LIBYAN OIL production will not return to pre-war levels until late next year at the earliest, with many of the country’s oil facilities having suffered heavy damage and looting during the conflict, according to the newly appointed chairman of the country’s National Oil Company.
Offering the most detailed assessment yet of the outlook for Libya’s oil output, Nuri Berruien said it would be late 2012 or early 2013 before the country was again producing the 1.6 million barrels a day it had before the uprising.
While some production from Libya’s eastern fields should begin this month, the “initial oil output will be measured in the 10,000s of barrels a day rather than in the 100,000s of barrels a day”, Mr Berruien said. “In 15 months we can reach the prewar level of 1.6 million barrels a day.” The return of Libya to the global oil market is critical to crude prices, which surged this year with Brent hitting a two-year high above $125 a barrel.
Saudi Arabia has ramped up production to offset the shortfall while the International Energy Agency, the western countries’ oil watchdog, co-ordinated a release of emergency reserves. Brent crude prices are now about $112.

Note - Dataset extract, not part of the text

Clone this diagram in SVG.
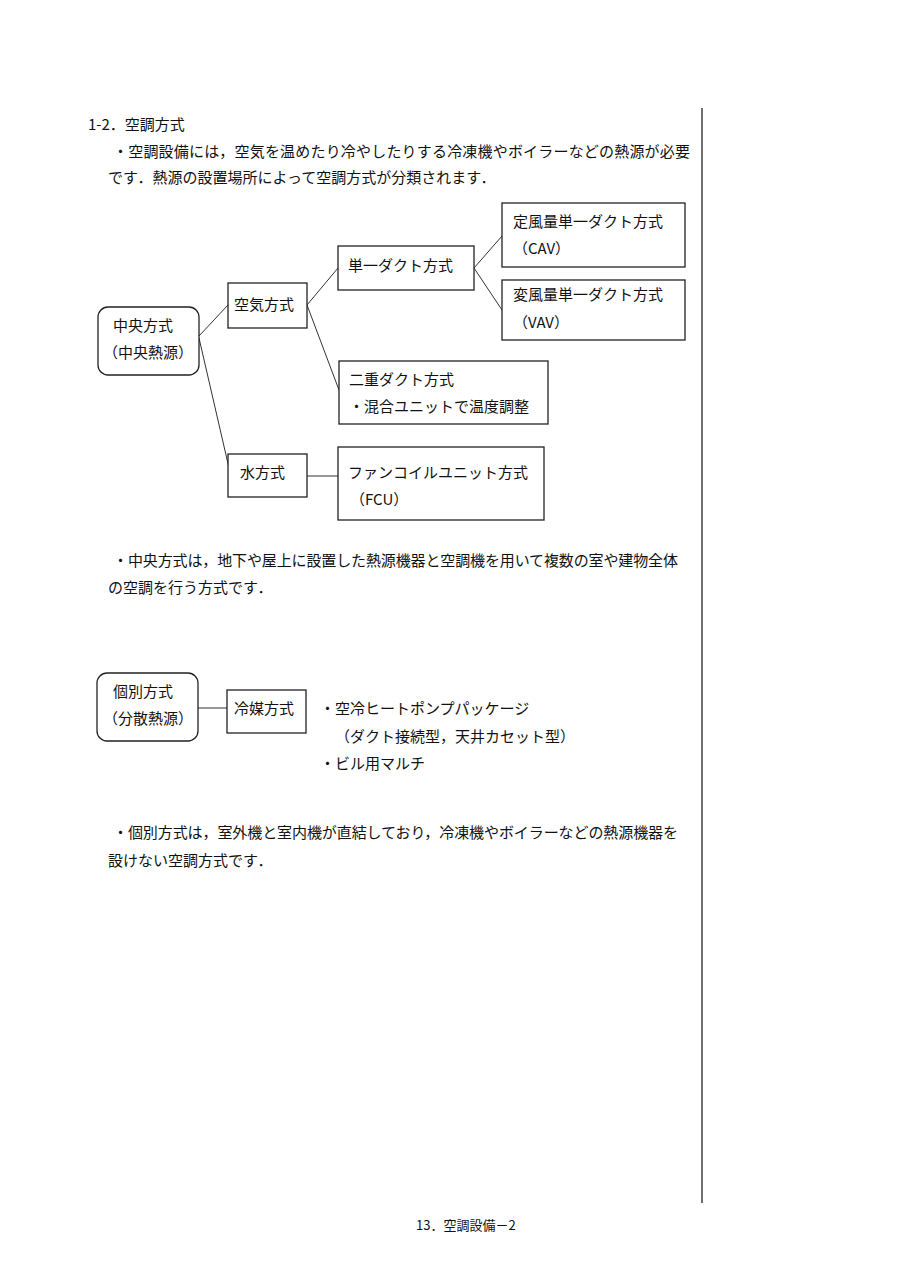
<svg xmlns="http://www.w3.org/2000/svg" width="905" height="1280" viewBox="0 0 905 1280">
<style>
text{font-family:"Noto Sans CJK JP","Noto Sans",sans-serif;font-size:15px;fill:#111;}
.box{fill:#fff;stroke:#222;stroke-width:1.3;}
.conn line{stroke:#333;stroke-width:1;}
.ft{font-size:13px;}
</style>
<rect width="905" height="1280" fill="#fff"/>
<line x1="702" y1="108" x2="702" y2="1203" stroke="#222" stroke-width="1.3"/>
<text x="88" y="130">1-2．空調方式</text>
<text x="113" y="157" textLength="577" lengthAdjust="spacing">・空調設備には，空気を温めたり冷やしたりする冷凍機やボイラーなどの熱源が必要</text>
<text x="108" y="183">です．熱源の設置場所によって空調方式が分類されます．</text>
<g class="conn">
<line x1="199" y1="336" x2="228" y2="305"/>
<line x1="199" y1="338" x2="229" y2="468"/>
<line x1="307" y1="305" x2="338" y2="268"/>
<line x1="307" y1="305" x2="339" y2="390"/>
<line x1="474" y1="268" x2="502" y2="236"/>
<line x1="474" y1="268" x2="502" y2="310"/>
<line x1="307" y1="476" x2="338" y2="476"/>
<line x1="198" y1="708" x2="227" y2="708"/>
</g>
<g id="chuo"><rect class="box" x="98" y="307" width="101" height="68" rx="10"/><text x="113" y="331">中央方式</text><text x="103" y="358">（中央熱源）</text></g>
<g id="kuki"><rect class="box" x="228" y="283" width="79" height="45"/><text x="234" y="310">空気方式</text></g>
<g id="tanitsu"><rect class="box" x="338" y="246" width="136" height="44"/><text x="348" y="271">単一ダクト方式</text></g>
<g id="cav"><rect class="box" x="502" y="203" width="183" height="64"/><text x="513" y="227">定風量単一ダクト方式</text><text x="513" y="254">（CAV）</text></g>
<g id="vav"><rect class="box" x="502" y="280" width="183" height="60"/><text x="513" y="300">変風量単一ダクト方式</text><text x="513" y="328">（VAV）</text></g>
<g id="niju"><rect class="box" x="339" y="361" width="209" height="63"/><text x="349" y="385">二重ダクト方式</text><text x="349" y="412">・混合ユニットで温度調整</text></g>
<g id="mizu"><rect class="box" x="228" y="454" width="79" height="43"/><text x="240" y="478">水方式</text></g>
<g id="fcu"><rect class="box" x="338" y="447" width="206" height="73"/><text x="348" y="478">ファンコイルユニット方式</text><text x="350" y="505">（FCU）</text></g>
<text x="113" y="566" textLength="565" lengthAdjust="spacing">・中央方式は，地下や屋上に設置した熱源機器と空調機を用いて複数の室や建物全体</text>
<text x="108" y="593">の空調を行う方式です．</text>
<g id="kobetsu"><rect class="box" x="97" y="673" width="101" height="68" rx="10"/><text x="113" y="697">個別方式</text><text x="103" y="724">（分散熱源）</text></g>
<g id="reibai"><rect class="box" x="227" y="690" width="79" height="43"/><text x="234" y="714">冷媒方式</text></g>
<text x="320" y="714">・空冷ヒートポンプパッケージ</text>
<text x="335" y="742">（ダクト接続型，天井カセット型）</text>
<text x="320" y="769">・ビル用マルチ</text>
<text x="113" y="838" textLength="565" lengthAdjust="spacing">・個別方式は，室外機と室内機が直結しており，冷凍機やボイラーなどの熱源機器を</text>
<text x="108" y="866">設けない空調方式です．</text>
<text class="ft" x="416" y="1230">13．空調設備－2</text>
</svg>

Mr Berruien’s appraisal sits between the most optimistic estimates by oil executives, who put the recovery in weeks, and assessments by consultancies that it could take three years.
The state of Libya’s oil facilities remains challenging. Oilfields and terminals had been heavily mined while camps for oil workers and service providers were looted, Mr Berruien said. The main concern was the state of the export terminals, with three of the ports in the east changing hands several times.